For each TiFlash cluster, the maximum number of Pods that TiDB Operator can create is spec.tiflash.maxFailoverCount (the default value is 3). After the threshold is reached, TiDB Operator will not perform failover.

If all of the failed Pods have recovered, and you want to remove the newly created Pods, you can refer to the following two methods:

  • Method 1: Configure spec.tiflash.recoverFailover: true (Supported since TiDB Operator v1.1.5).

    1. kubectl patch tc -n ${namespace} ${cluster_name} --type merge -p '{"spec":{"tiflash":{"recoverFailover": true}}}'

    Every time after the cluster recovers from failover, TiDB Operator automatically scales in the newly created Pods.

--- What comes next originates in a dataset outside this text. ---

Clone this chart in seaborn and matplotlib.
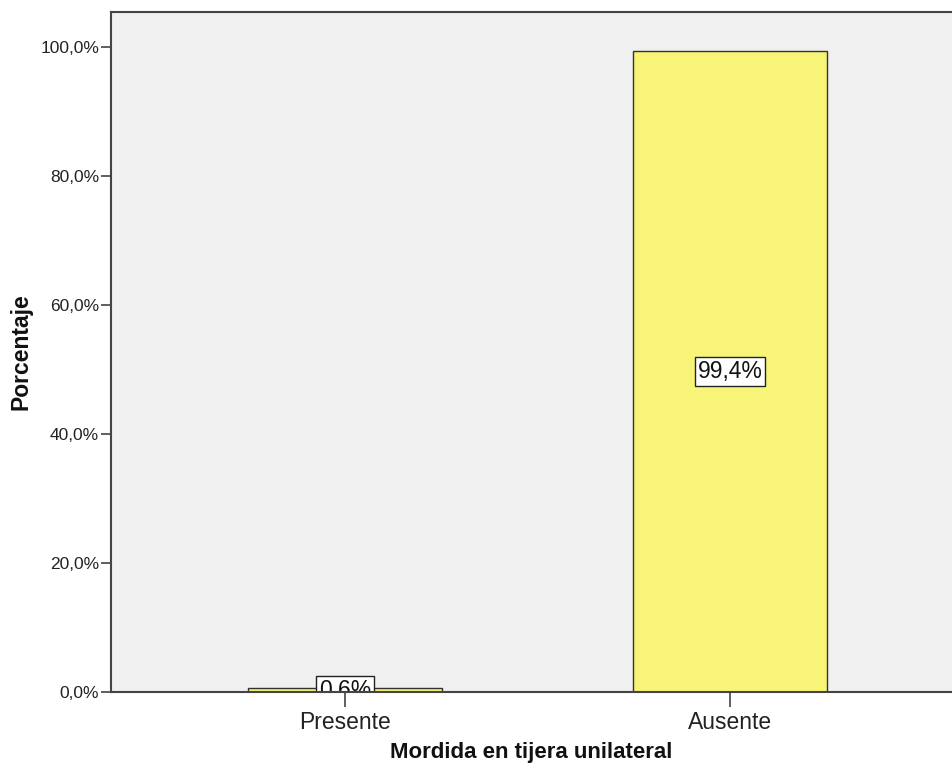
import matplotlib

matplotlib.use("Agg")
import matplotlib.pyplot as plt
import pandas as pd
import seaborn as sns
from matplotlib.ticker import FuncFormatter

categories = ["Presente", "Ausente"]
percentages = [0.6, 99.4]
y_ticks = [0, 20, 40, 60, 80, 100]

df = pd.DataFrame({"categoria": categories, "porcentaje": percentages})

sns.set_style("white")
plt.rcParams["font.family"] = ["Liberation Sans", "DejaVu Sans"]


def pct(v):
    return f"{v:.1f}%".replace(".", ",")


fig = plt.figure(figsize=(9.52, 7.71), dpi=100)
ax = fig.add_axes([111 / 952, 79 / 771, 1 - 111 / 952, 680 / 771])
ax.set_facecolor("#f0f0f0")

sns.barplot(data=df, x="categoria", y="porcentaje", order=categories,
            color="#f8f477", saturation=1, edgecolor="#333333",
            linewidth=1.0, width=0.506, ax=ax, zorder=2)

# value labels centred at half bar height, clipped by the axes like SPSS
for i, v in enumerate(percentages):
    ax.text(i, v / 2, pct(v), ha="center", va="center", fontsize=16.5,
            color="#111111", zorder=4, clip_on=True,
            bbox=dict(boxstyle="square,pad=0.12", facecolor="white",
                      edgecolor="#222222", linewidth=1.0))

ax.set_xlim(-0.608, 1.577)
ax.set_ylim(0, 105.4)
ax.set_yticks(y_ticks)
ax.yaxis.set_major_formatter(FuncFormatter(lambda v, _: pct(v)))

for side in ["top", "left", "bottom"]:
    ax.spines[side].set_visible(True)
    ax.spines[side].set_color("#444444")
    ax.spines[side].set_linewidth(1.5)
    ax.spines[side].set_zorder(5)
ax.spines["right"].set_visible(False)

ax.tick_params(axis="y", direction="out", length=7, width=1.2,
               color="#444444", labelsize=12.5, pad=1.5, left=True,
               labelcolor="#222222")
ax.tick_params(axis="x", direction="out", length=11, width=1.2,
               color="#444444", labelsize=16.5, pad=3, bottom=True,
               labelcolor="#222222")

ax.set_xlabel("Mordida en tijera unilateral", fontsize=16,
              fontweight="bold", color="#111111")
ax.set_ylabel("Porcentaje", fontsize=16.5, fontweight="bold",
              color="#111111")
ax.xaxis.set_label_coords(0.5, -0.074)
ax.yaxis.set_label_coords(-0.093, 0.5)

fig.savefig("out.png", dpi=100)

  • Method 2: Configure spec.tiflash.failover.recoverByUID: ${recover_uid}.

    ${recover_uid} is the UID of this failover. You can get the UID by running the following command:

    1. kubectl get tc -n ${namespace} ${cluster_name} -ojsonpath='{.status.tiflash.failoverUID}'

    TiDB Operator automatically scales in the newly created TiFlash Pods according to ${recover_uid}.

Disable automatic failover

You can disable the automatic failover feature at the cluster or component level:

  • To disable the automatic failover feature at the cluster level, set controllerManager.autoFailover to false in the charts/tidb-operator/values.yaml file when deploying TiDB Operator. An example is as follows:

    1. controllerManager:
    2. ...
    3. # autoFailover is whether tidb-operator should auto failover when failure occurs
    4. autoFailover: false
  • To disable the automatic failover feature at the component level, set spec.${component}.maxFailoverCount of the target component to 0 in the TidbCluster CR when creating the TiDB cluster.